Chapter 20
GOD'S KEEPING
"I pray
God your whole spirit, soul and body be preserved entire . . . faithful
is he that
calleth you who also will do it" (1 Thess. 5:23 R. V.)
He will
keep the feet of his saints" (1 Sam. 2:9).
"He will
give his angels charge over thee in all thy ways" (Psa. 91:11).
"He that
keepeth thee will not slumber" (Psa. 121:3).
"That good thing that was
committed unto thee, guard through the Holy Spirit which
dwelleth in us" (2 Tim. 1:47, R.V.).
"But ye, beloved, building up
yourselves on your most holy faith, praying in the Holy
Spirit, keep yourselves in the love of God" (Jude 20, R. V.) .
"My little children, keep [R. V.
guard] yourselves from idols" (1 John 5:21).

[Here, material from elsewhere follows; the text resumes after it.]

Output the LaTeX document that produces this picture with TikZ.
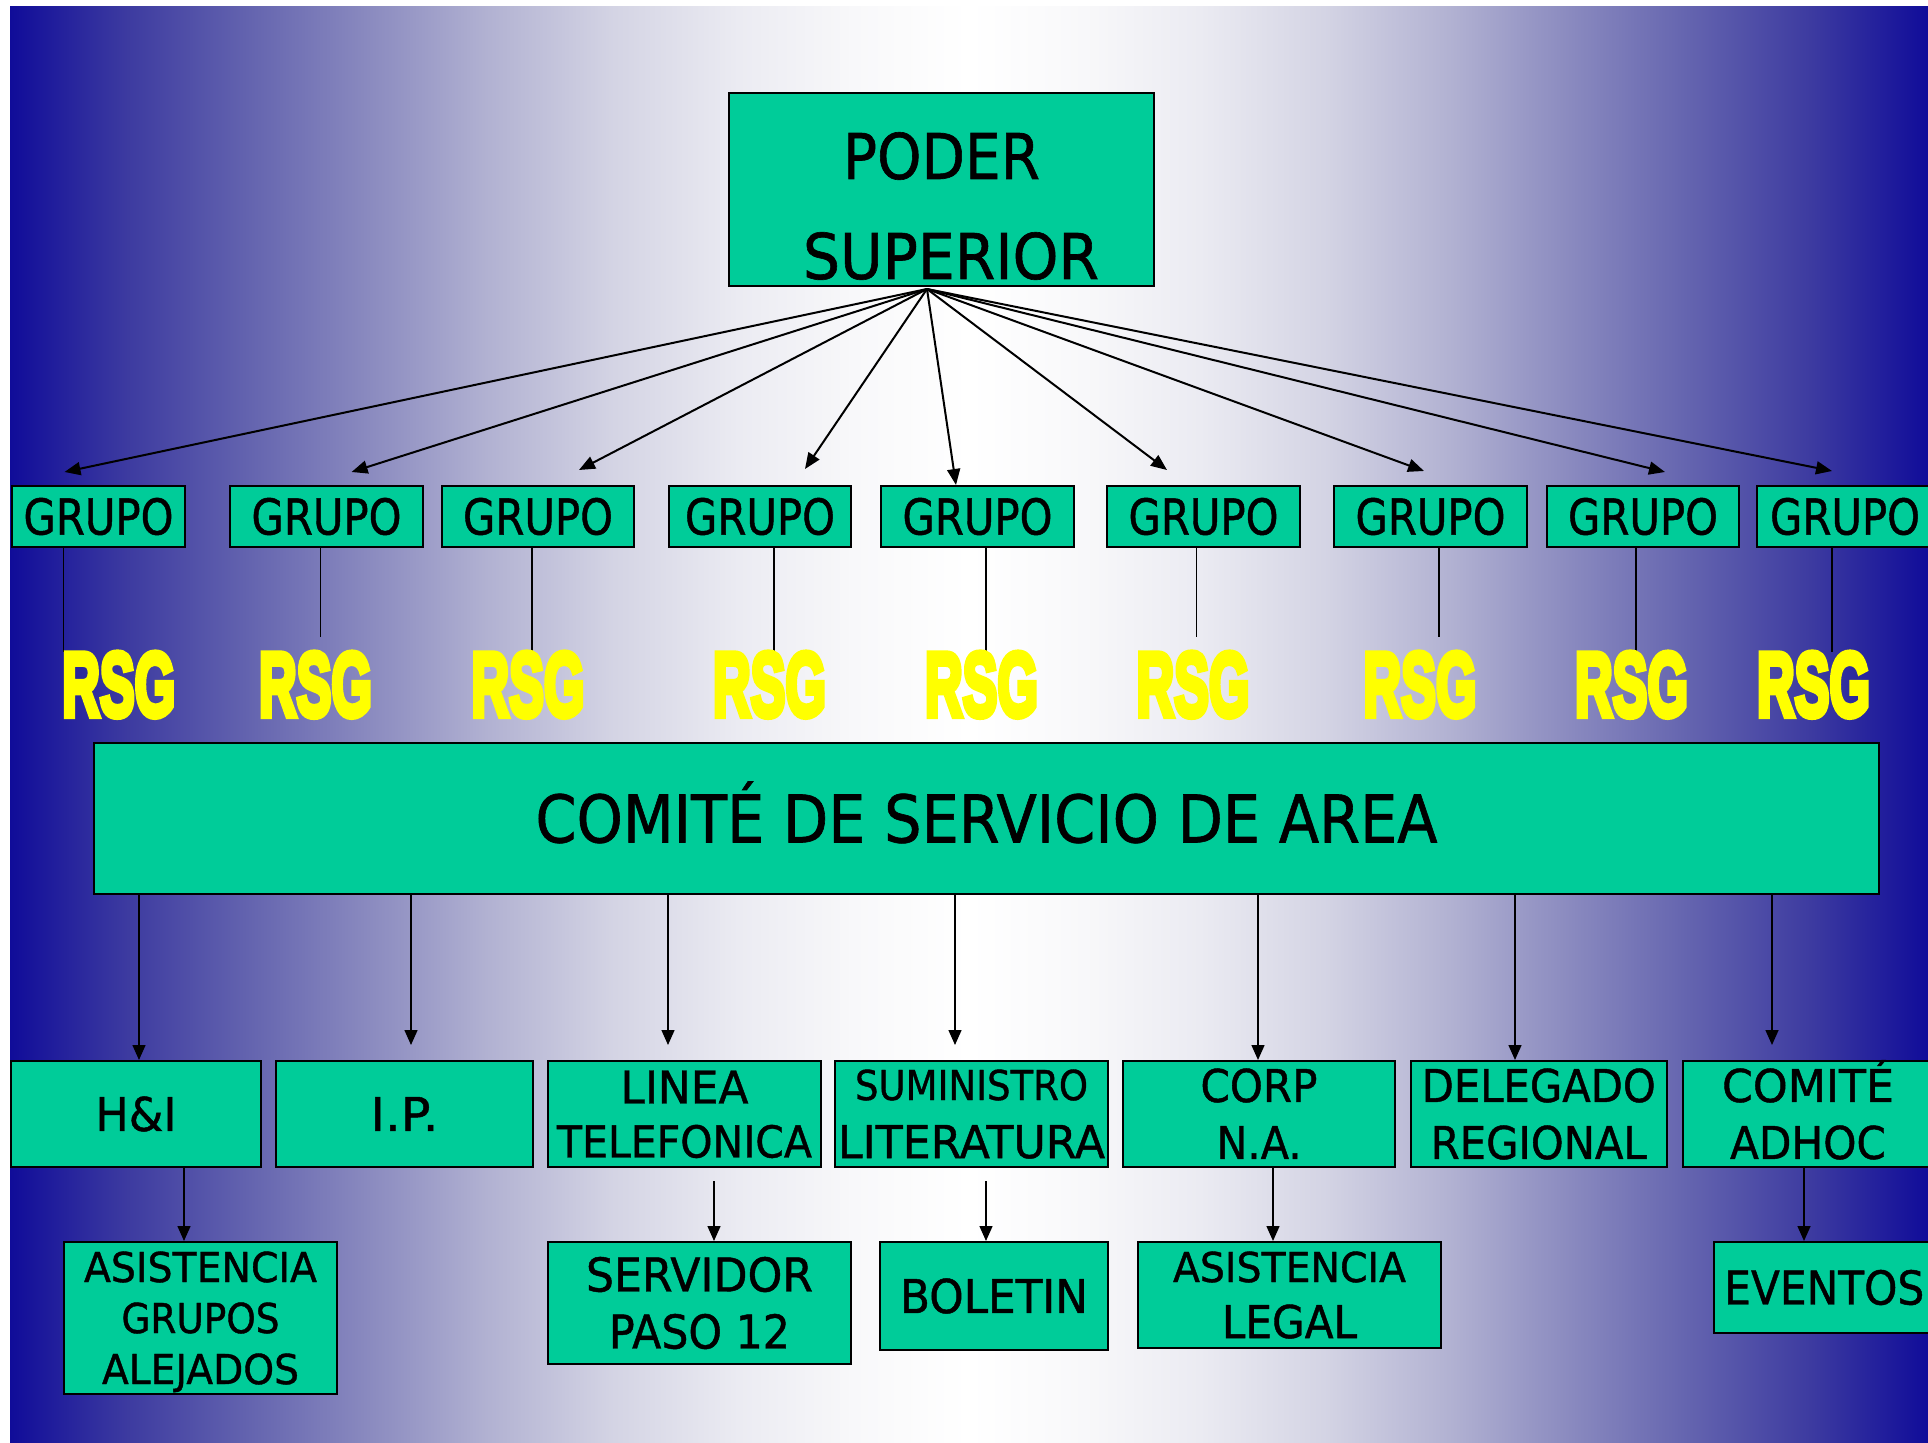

God undertakes and promises to
keep us, but He tells us to guard and keep ourselves. What
can it mean? Manifestly this: He does not force His keeping grace upon
us. He will use divine
agencies and even the help of angels; but He will not do it without our
hearty co-operation and
willing, cheerful consent.
I have been a profoundly
interested, and often deeply grieved observer of the spiritual life
of those professing holiness in this community for some eight years. It
has made me somewhat
qualified to speak.
I am compelled to say that there
has been a vast deal of backsliding. I certainly have seen
very many come to the altar in ten different series of meetings, many
in twenty series of meetings;
and not a few, I am persuaded, in as many as thirty series of meetings!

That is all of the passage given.